We don’t know this at first of course.  When the movie begins we only see a scared boy who is afraid of everyone he comes in contact with.  This includes Juan (Mahershala Ali), a kind man who takes the boy into his house as he attempts to figure out what to do with him.  He has a girlfriend named Teresa (Janelle Monae) who is also great with handling kids.  Only later do we find out that Juan is a drug dealer.  What’s more, he is selling drugs to Chiron’s mother and contributing to his poor upbringing.  It is ironic that the only relationship this boy has is with the people who are causing the very strain in his home that is so troubling.  All of this is the first act of the film, which serves as the highlight to the rest of the film.  As the movie goes on we watch Chiron grow up and come to terms with who he is.  We watch him come to accept his sexuality as a matter of fact in life.  We see him go from being a quiet mouse to a roaring bear.

His relationships with the few people who are consistent in his life morph and change.  Sometimes for the best, sometimes for the worse.  We rarely part from him as we literally walk in his shoes and understand what a day in his life looks like.  Though I have seen many films about young gay men who need to come to terms with their sexuality, this may be the most heartbreaking I’ve seen yet.  Even if Chiron wasn’t gay it would still be a powerful story of a boy who grows up in a lifestyle he didn’t choose, having to decide whether he is going to adapt to that lifestyle or die on the street.  The film was directed by Barry Jenkins, who has directed not only a revolutionary film for gay cinema, but has cemented himself as a unique voice in the movie industry, and he is someone whose next project I will be very much looking forward to.

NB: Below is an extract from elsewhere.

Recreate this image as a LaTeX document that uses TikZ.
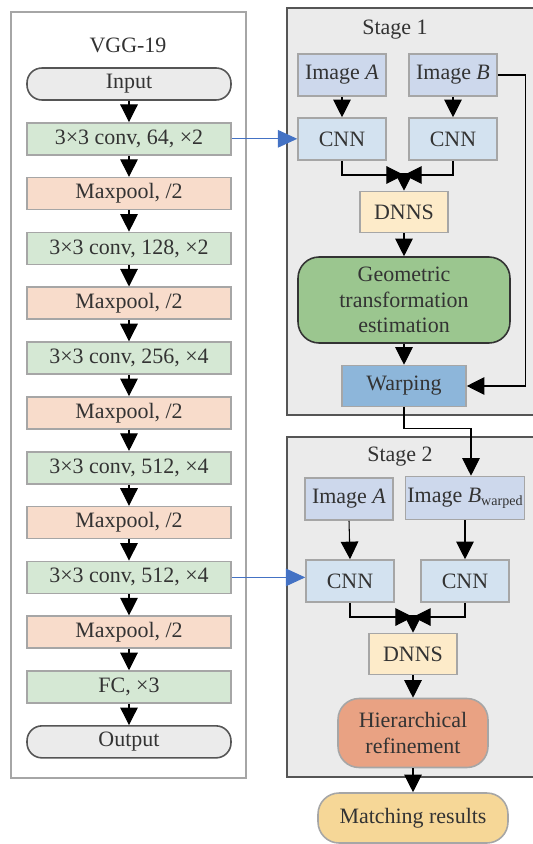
\documentclass[tikz,border=0pt]{standalone}
\usepackage{fontspec}
\setmainfont{Liberation Serif}
\usepackage{xcolor}
\usetikzlibrary{arrows.meta, positioning}

\definecolor{txtgray}{HTML}{333333}
\definecolor{edgegray}{HTML}{A6A6A6}
\definecolor{framegray}{HTML}{555555}
\definecolor{panelfill}{HTML}{EBEBEB}
\definecolor{convfill}{HTML}{D5E8D4}
\definecolor{poolfill}{HTML}{F8DCCB}
\definecolor{imgfill}{HTML}{CDD8EC}
\definecolor{cnnfill}{HTML}{D3E2F0}
\definecolor{dnnsfill}{HTML}{FDEBC9}
\definecolor{geofill}{HTML}{9BC68F}
\definecolor{warpfill}{HTML}{8DB6DA}
\definecolor{hierfill}{HTML}{E9A283}
\definecolor{matchfill}{HTML}{F6D797}
\definecolor{linkblue}{HTML}{4472C4}

\tikzset{
  vggframe/.style = {
    rectangle, draw=edgegray, fill=white, line width=0.8pt
  },
  stageframe/.style = {
    rectangle, draw=framegray, fill=panelfill, line width=0.8pt
  },
  layer/.style = {
    rectangle, draw=edgegray, line width=0.9pt,
    minimum width=4.08cm, minimum height=0.64cm,
    text centered, inner sep=1pt
  },
  terminal/.style = {
    layer, draw=framegray, fill=panelfill, rounded corners=8.5pt
  },
  unit/.style = {
    rectangle, draw=edgegray, line width=0.9pt,
    minimum width=1.76cm, minimum height=0.84cm,
    text centered, inner sep=1pt
  }
}

\begin{document}
\begin{tikzpicture}[
  x=0.02cm, y=-0.02cm,
  node distance=0.425cm,
  every node/.style={font=\fontsize{12.5}{14.5}\selectfont, text=txtgray},
  arr/.style={-{Triangle[width=10pt,length=10pt]}, line width=0.6pt, black},
  barr/.style={-{Triangle[width=10pt,length=11pt]}, line width=0.6pt, linkblue}
]
\useasboundingbox (0,0) rectangle (532,844);

%% ── Frames ───────────────────────────────────────────
\node[vggframe, minimum width=4.7cm, minimum height=15.32cm]
  (vgg) at (128.5,395) {};
\node[stageframe, minimum width=5.0cm, minimum height=8.14cm]
  (st1) at (412,211.5) {};
\node[stageframe, minimum width=5.0cm, minimum height=6.8cm]
  (st2) at (412,607) {};

\node (vggtitle) at (128,45) {VGG-19};
\node (st1title) at (395,30) {Stage 1};
\node (st2title) at (400,457) {Stage 2};

%% ── VGG-19 column ────────────────────────────────────
\node[terminal] (input) at (129,84) {Input};
\node[layer, fill=convfill, below=of input] (c1) {3×3 conv, 64, ×2};
\node[layer, fill=poolfill, below=of c1] (p1) {Maxpool, /2};
\node[layer, fill=convfill, below=of p1] (c2) {3×3 conv, 128, ×2};
\node[layer, fill=poolfill, below=of c2] (p2) {Maxpool, /2};
\node[layer, fill=convfill, below=of p2] (c3) {3×3 conv, 256, ×4};
\node[layer, fill=poolfill, below=of c3] (p3) {Maxpool, /2};
\node[layer, fill=convfill, below=of p3] (c4) {3×3 conv, 512, ×4};
\node[layer, fill=poolfill, below=of c4] (p4) {Maxpool, /2};
\node[layer, fill=convfill, below=of p4] (c5) {3×3 conv, 512, ×4};
\node[layer, fill=poolfill, below=of c5] (p5) {Maxpool, /2};
\node[layer, fill=convfill, below=of p5] (fc) {FC, ×3};
\node[terminal, below=of fc] (output) {Output};

\foreach \a/\b in {input/c1, c1/p1, p1/c2, c2/p2, p2/c3, c3/p3,
                   p3/c4, c4/p4, p4/c5, c5/p5, p5/fc, fc/output}
  \draw[arr] (\a.south) -- (\b.north);

%% ── Stage 1 ──────────────────────────────────────────
\node[unit, fill=imgfill] (imgA1) at (342,75) {Image \textit{A}};
\node[unit, fill=imgfill] (imgB1) at (453,75) {Image \textit{B}};
\node[unit, fill=cnnfill] (cnnA1) at (342,139) {CNN};
\node[unit, fill=cnnfill] (cnnB1) at (453,139) {CNN};
\coordinate (join1) at (404,175);
\node[unit, fill=dnnsfill, minimum height=0.82cm]
  (dnns1) at (404,212) {DNNS};
\node[unit, fill=geofill, draw=txtgray, rounded corners=12pt,
      minimum width=4.24cm, minimum height=1.72cm, align=center]
  (geo) at (404,300) {Geometric\\transformation\\estimation};
\node[unit, fill=warpfill, minimum width=2.48cm, minimum height=0.82cm]
  (warp) at (404,386) {Warping};

%% ── Stage 2 ──────────────────────────────────────────
\node[unit, fill=imgfill] (imgA2) at (349,499) {Image \textit{A}};
\node[unit, fill=imgfill, minimum width=2.2cm, minimum height=0.86cm]
  (imgB2) at (465,498)
  {Image \textit{B}{\fontsize{8}{8}\selectfont\raisebox{-0.45ex}{warped}}};
\node[unit, fill=cnnfill] (cnnA2) at (350,581) {CNN};
\node[unit, fill=cnnfill] (cnnB2) at (465,581) {CNN};
\coordinate (join2) at (413,617);
\node[unit, fill=dnnsfill, minimum height=0.82cm]
  (dnns2) at (413,654) {DNNS};
\node[unit, fill=hierfill, rounded corners=12pt, align=center,
      minimum width=3.0cm, minimum height=1.38cm]
  (hier) at (413,733) {Hierarchical\\refinement};
\node[unit, fill=matchfill, rounded corners=12pt,
      minimum width=3.8cm, minimum height=1.0cm]
  (match) at (413,818) {Matching results};

%% ── Arrows ───────────────────────────────────────────
\draw[barr] (c1.east) -- (c1.east -| cnnA1.west);
\draw[barr] (c5.east) -- (c5.east -| cnnA2.west);

\draw[arr] (imgA1.south) -- (cnnA1.north);
\draw[arr] (imgB1.south) -- (cnnB1.north);
\draw[arr] (cnnA1.south) |- (join1);
\draw[arr] (cnnB1.south) |- (join1);
\draw[arr] (join1) -- (dnns1.north);
\draw[arr] (dnns1.south) -- (geo.north);
\draw[arr] (geo.south) -- (warp.north);
\draw[arr] (imgB1.east) -- ++(28,0) |- (warp.east);
\draw[arr] (warp.south) -- ++(0,21) -| ([xshift=0.12cm]imgB2.north);

\draw[arr] (imgA2.south) -- (cnnA2.north);
\draw[arr] (imgB2.south) -- (cnnB2.north);
\draw[arr] (cnnA2.south) |- (join2);
\draw[arr] (cnnB2.south) |- (join2);
\draw[arr] (join2) -- (dnns2.north);
\draw[arr] (dnns2.south) -- (hier.north);
\draw[arr] (hier.south) -- (match.north);

\end{tikzpicture}
\end{document}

I have avoided talking about much of the later parts of the movie because I don’t want to spoil too many surprises for the audience, but I do need to talk about a misstep early on that keeps the film from perfection.  That is in the handling of Juan, who more or less sets many of the events in motion.  His relationship with Chiron is the highlight of the movie, yet Juan disappears from the movie after the first act, robbing the audience of a potentially complex relationship in the process.  It is not a fatal mistake, but I do feel “Moonlight” may have cut off one of its arms in doing this, and while the rest of the body can certainly function without that arm, it does so with an obvious handicap.  The fact that the rest of the film remains so strong is a testament to how good the movie is as a whole, but it is disappointing to see such a simple mistake in the screenplay.










CONSUMER ADVICE
Parents, there is some strong sexual content, drug use, language, and gang violence. Recommended for ages 17 and up.